Intervention de Laurence Cohen

Réunion du 5 février 2013 à 14h30
Réforme de la biologie médicale — Article 8, amendements 50 100

Photo de Laurence CohenLaurence Cohen :

L’article 8 de cette proposition de loi a pour vocation de freiner un mouvement dont nous refusons de croire qu’il est inéluctable, celui de la financiarisation de la biologie médicale et, à travers elle, de tout notre système de santé.

Un certain nombre d’acteurs, en réalité des groupes financiers plus intéressés par les dividendes qu’ils pourraient tirer des laboratoires de biologie médicale que par la satisfaction des besoins de santé des populations, sont à la manœuvre. Dans le secteur de la biologie médicale, cela a conduit à la saisine de la Commission européenne à l’encontre de la France.

Une procédure identique avait par ailleurs été engagée en Allemagne après qu’un ministre d’un Land eut autorisé une société anonyme néerlandaise à exploiter une pharmacie. Cette autorisation fut contestée devant le tribunal administratif du Land de la Sarre par plusieurs pharmaciens et leurs associations professionnelles pour non-conformité à la législation allemande. En effet, celle-ci, comme celle de nombreux autres pays, réserve aux seuls pharmaciens le droit de détenir et d’exploiter une pharmacie : une restriction justifiée – comme ici pour la biologie médicale – par des impératifs de santé publique.

La Cour de justice des Communautés européennes, qui voyait dans cette mesure une entrave à la liberté d’établissement et à la libre circulation des capitaux, a considéré qu’un État membre pouvait légitimement, sans enfreindre les règles européennes, prendre des mesures qui réduisent un risque pour la santé publique et décider du niveau de protection de la santé publique.

Cet exemple, couplé à l’action introduite par la France, nous permet de tirer deux enseignements.

Tout d’abord, les États membres peuvent prendre les mesures qu’ils estiment nécessaires – ce qui est peut-être de nature à rassurer notre rapporteur.

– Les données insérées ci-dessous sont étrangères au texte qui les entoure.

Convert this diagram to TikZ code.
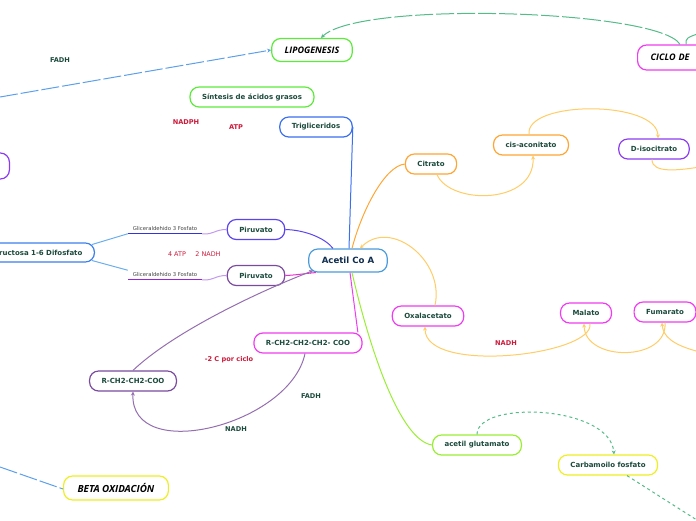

Nous proposerons donc, sans crainte de méconnaître les obligations européennes, une série d’amendements sur ce sujet.

Ensuite, cela nous montre comment les groupes financiers tentent parfois d’accaparer, en Europe, le domaine de la santé, dans lequel ils ne voient qu’un marché à conquérir.

Dès lors, il convient de tout mettre en œuvre non seulement pour freiner la financiarisation mais également pour y mettre un terme. Nous savons pertinemment que les mesures prévues dans cet article, si elles sont salutaires pour les laboratoires qui pourraient se créer après la promulgation de la loi, ne sont pas suffisantes.

Nous avons soutenu l’amendement déposé par notre rapporteur en commission et tendant à compléter l’article par un rappel des dispositions de l’article 5 de la loi du 31 décembre 1990, à savoir que la majorité du capital social d’une société exploitant un laboratoire de biologie médicale doit être détenu par les biologistes exerçant au sein de la société d’exercice libéral. Toutefois, cet amendement ne fait pas la distinction entre des biologistes personnes morales et les biologistes personnes physiques. Or c’est un point essentiel. Un groupe financier espagnol ou portugais prenant la forme d’une société reconnue dans leurs pays respectifs comme exerçant la biologie médicale pourrait ainsi détenir 50 %, voire 100 % du capital social et des droits de vote.

Qui plus est, l’alinéa 4 de cet article exclut l’application de cette mesure aux laboratoires existants. Or ces derniers sont bien plus nombreux que ceux qui pourraient se constituer dans le futur, notamment en raison des contraintes liées à la procédure d’accréditation. Là encore, ce risque a été mis en avant par les professionnels : je pense particulièrement aux jeunes biologistes qui, pour reprendre leurs propos, « n’auraient en effet plus la possibilité de devenir propriétaires de leur outil de travail ». Leur horizon se restreindrait alors à deux options : le salariat ou l’extension du statut particulièrement précaire de travailleur non salarié.

Cette financiarisation, mes chers collègues, est déjà une réalité. Une holding, celle qui est à l’origine de la plainte devant la Commission européenne, détient déjà plus de 130 laboratoires en France et nous craignons que, par un jeu de propriété en cascade, ce mouvement ne continue de s’amplifier, même si sa progression n’est pas aussi rapide que les groupes l’espèrent.

Cela nous a conduits à déposer des amendements, considérant qu’il faut apporter à cet article, et d’une manière générale à la protection de notre système de santé, des protections plus nettes que celles qui sont actuellement prévues dans cette proposition de loi.